Written task -
Single out each line with the word "this" and copy it.

(Rows from a dataset of charts and code)

>>>>

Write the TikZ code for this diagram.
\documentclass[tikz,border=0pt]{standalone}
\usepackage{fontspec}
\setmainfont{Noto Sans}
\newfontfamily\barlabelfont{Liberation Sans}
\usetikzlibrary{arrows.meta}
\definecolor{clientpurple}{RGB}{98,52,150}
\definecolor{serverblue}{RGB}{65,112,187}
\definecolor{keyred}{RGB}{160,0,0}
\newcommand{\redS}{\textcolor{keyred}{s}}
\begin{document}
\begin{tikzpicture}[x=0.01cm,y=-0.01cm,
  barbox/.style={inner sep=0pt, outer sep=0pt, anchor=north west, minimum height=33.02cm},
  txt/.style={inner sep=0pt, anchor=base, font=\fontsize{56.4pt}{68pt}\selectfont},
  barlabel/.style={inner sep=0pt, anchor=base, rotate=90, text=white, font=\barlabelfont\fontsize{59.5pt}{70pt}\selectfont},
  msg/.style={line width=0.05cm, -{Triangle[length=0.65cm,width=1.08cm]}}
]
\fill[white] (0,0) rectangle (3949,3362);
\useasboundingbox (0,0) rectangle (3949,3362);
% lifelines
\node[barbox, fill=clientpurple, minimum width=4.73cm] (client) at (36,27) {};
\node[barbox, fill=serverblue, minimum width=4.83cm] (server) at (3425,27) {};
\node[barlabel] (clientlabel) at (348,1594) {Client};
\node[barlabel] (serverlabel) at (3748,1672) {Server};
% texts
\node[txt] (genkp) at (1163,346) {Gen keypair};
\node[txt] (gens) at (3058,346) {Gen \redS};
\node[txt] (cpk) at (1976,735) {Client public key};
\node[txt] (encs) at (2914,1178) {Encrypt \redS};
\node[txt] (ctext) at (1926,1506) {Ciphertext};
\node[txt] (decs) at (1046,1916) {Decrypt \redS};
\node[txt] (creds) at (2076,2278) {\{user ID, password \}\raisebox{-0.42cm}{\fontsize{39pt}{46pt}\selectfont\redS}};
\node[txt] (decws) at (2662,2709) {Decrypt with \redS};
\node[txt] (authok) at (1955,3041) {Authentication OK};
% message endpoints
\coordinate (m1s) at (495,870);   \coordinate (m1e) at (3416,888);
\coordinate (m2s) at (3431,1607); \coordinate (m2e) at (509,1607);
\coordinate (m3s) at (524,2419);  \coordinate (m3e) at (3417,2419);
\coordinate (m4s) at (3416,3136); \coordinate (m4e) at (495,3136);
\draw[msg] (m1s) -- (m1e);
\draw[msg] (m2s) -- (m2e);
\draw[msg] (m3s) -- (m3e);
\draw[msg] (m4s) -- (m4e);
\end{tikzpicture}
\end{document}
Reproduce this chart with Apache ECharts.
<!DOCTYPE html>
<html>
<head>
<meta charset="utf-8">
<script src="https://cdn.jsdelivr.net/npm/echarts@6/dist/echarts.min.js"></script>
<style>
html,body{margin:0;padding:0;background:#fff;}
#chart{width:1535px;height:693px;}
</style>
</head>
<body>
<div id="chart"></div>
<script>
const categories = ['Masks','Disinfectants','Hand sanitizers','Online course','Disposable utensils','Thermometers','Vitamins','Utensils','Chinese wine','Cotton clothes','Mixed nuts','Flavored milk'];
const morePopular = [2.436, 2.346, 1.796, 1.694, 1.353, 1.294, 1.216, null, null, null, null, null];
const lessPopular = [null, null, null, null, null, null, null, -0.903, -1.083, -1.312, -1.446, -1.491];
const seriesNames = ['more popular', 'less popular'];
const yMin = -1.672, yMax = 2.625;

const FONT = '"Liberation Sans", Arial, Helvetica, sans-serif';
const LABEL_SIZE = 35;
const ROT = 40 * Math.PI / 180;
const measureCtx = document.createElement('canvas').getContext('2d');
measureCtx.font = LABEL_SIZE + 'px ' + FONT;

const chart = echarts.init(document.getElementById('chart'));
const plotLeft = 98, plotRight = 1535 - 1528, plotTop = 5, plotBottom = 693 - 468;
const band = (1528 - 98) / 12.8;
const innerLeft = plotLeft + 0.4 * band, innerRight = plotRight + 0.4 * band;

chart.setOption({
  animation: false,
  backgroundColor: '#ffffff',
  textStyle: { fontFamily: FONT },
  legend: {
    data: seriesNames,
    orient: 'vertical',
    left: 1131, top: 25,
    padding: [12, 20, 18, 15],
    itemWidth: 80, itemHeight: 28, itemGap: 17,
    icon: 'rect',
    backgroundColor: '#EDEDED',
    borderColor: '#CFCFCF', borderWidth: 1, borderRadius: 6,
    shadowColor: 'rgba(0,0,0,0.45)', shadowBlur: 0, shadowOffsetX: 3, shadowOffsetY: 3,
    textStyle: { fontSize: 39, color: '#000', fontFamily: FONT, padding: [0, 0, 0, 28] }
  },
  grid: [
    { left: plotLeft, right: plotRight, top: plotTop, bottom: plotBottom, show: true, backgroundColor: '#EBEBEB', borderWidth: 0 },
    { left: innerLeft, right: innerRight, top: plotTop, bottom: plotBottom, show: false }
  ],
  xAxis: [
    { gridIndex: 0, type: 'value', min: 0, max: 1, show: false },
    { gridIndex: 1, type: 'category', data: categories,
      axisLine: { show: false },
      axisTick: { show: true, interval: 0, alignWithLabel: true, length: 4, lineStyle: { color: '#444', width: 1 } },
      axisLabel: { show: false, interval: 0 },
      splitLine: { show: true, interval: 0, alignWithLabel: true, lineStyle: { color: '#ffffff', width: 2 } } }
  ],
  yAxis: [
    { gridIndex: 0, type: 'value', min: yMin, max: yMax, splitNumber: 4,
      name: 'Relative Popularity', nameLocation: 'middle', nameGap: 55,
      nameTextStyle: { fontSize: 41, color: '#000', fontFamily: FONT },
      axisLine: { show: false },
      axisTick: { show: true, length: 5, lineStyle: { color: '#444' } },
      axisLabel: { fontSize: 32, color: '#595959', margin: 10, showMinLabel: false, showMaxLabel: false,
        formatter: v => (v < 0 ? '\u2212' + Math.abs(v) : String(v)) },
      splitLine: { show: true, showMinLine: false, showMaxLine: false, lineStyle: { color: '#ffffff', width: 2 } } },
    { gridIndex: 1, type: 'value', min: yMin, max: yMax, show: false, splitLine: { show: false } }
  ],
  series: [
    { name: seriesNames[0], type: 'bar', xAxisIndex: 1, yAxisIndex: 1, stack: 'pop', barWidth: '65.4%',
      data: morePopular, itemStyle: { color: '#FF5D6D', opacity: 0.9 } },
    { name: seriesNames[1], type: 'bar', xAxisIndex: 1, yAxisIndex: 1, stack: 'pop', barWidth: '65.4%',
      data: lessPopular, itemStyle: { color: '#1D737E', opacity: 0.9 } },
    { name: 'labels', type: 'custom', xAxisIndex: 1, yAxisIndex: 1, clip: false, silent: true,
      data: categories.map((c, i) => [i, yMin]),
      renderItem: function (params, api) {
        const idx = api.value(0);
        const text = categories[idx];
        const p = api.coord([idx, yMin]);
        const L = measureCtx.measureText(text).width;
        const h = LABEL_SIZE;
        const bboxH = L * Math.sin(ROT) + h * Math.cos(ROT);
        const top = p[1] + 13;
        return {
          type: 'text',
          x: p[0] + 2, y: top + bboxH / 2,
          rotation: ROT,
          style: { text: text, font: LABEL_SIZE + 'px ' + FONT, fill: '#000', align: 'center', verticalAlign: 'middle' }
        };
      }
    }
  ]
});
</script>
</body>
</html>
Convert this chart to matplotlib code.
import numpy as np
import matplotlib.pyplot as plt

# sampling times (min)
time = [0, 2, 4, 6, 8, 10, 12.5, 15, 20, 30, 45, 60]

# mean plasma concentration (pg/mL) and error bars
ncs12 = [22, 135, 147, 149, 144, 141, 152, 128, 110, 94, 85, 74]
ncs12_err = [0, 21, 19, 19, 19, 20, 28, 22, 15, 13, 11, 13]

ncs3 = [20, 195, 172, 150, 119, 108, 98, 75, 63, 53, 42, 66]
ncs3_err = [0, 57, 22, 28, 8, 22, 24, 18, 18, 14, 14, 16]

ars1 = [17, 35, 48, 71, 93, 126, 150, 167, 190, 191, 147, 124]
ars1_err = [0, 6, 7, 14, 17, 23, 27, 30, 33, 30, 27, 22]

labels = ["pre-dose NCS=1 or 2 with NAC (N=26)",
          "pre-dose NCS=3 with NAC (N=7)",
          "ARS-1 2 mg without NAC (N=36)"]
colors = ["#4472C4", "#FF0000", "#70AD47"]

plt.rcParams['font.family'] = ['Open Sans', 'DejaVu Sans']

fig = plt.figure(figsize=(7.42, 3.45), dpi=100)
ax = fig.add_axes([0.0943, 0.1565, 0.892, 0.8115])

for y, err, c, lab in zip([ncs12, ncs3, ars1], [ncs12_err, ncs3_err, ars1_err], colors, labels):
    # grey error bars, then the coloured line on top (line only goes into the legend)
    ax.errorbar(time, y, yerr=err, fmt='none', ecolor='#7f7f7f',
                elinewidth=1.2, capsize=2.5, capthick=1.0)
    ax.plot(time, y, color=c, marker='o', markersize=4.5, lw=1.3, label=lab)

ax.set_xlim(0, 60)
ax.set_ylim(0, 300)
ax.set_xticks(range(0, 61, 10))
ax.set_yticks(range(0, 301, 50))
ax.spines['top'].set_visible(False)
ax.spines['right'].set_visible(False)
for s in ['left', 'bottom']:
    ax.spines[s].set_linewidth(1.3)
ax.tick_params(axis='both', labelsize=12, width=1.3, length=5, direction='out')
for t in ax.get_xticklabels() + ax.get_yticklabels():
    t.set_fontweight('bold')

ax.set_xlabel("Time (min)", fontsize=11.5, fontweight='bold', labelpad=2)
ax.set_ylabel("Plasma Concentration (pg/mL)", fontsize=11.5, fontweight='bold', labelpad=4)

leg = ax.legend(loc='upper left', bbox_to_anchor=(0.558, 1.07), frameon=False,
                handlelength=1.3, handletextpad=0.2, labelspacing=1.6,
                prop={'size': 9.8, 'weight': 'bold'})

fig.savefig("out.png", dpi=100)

<<<<

Answer in full -
Write the TikZ code for this diagram.
Reproduce this chart with Apache ECharts.
Convert this chart to matplotlib code.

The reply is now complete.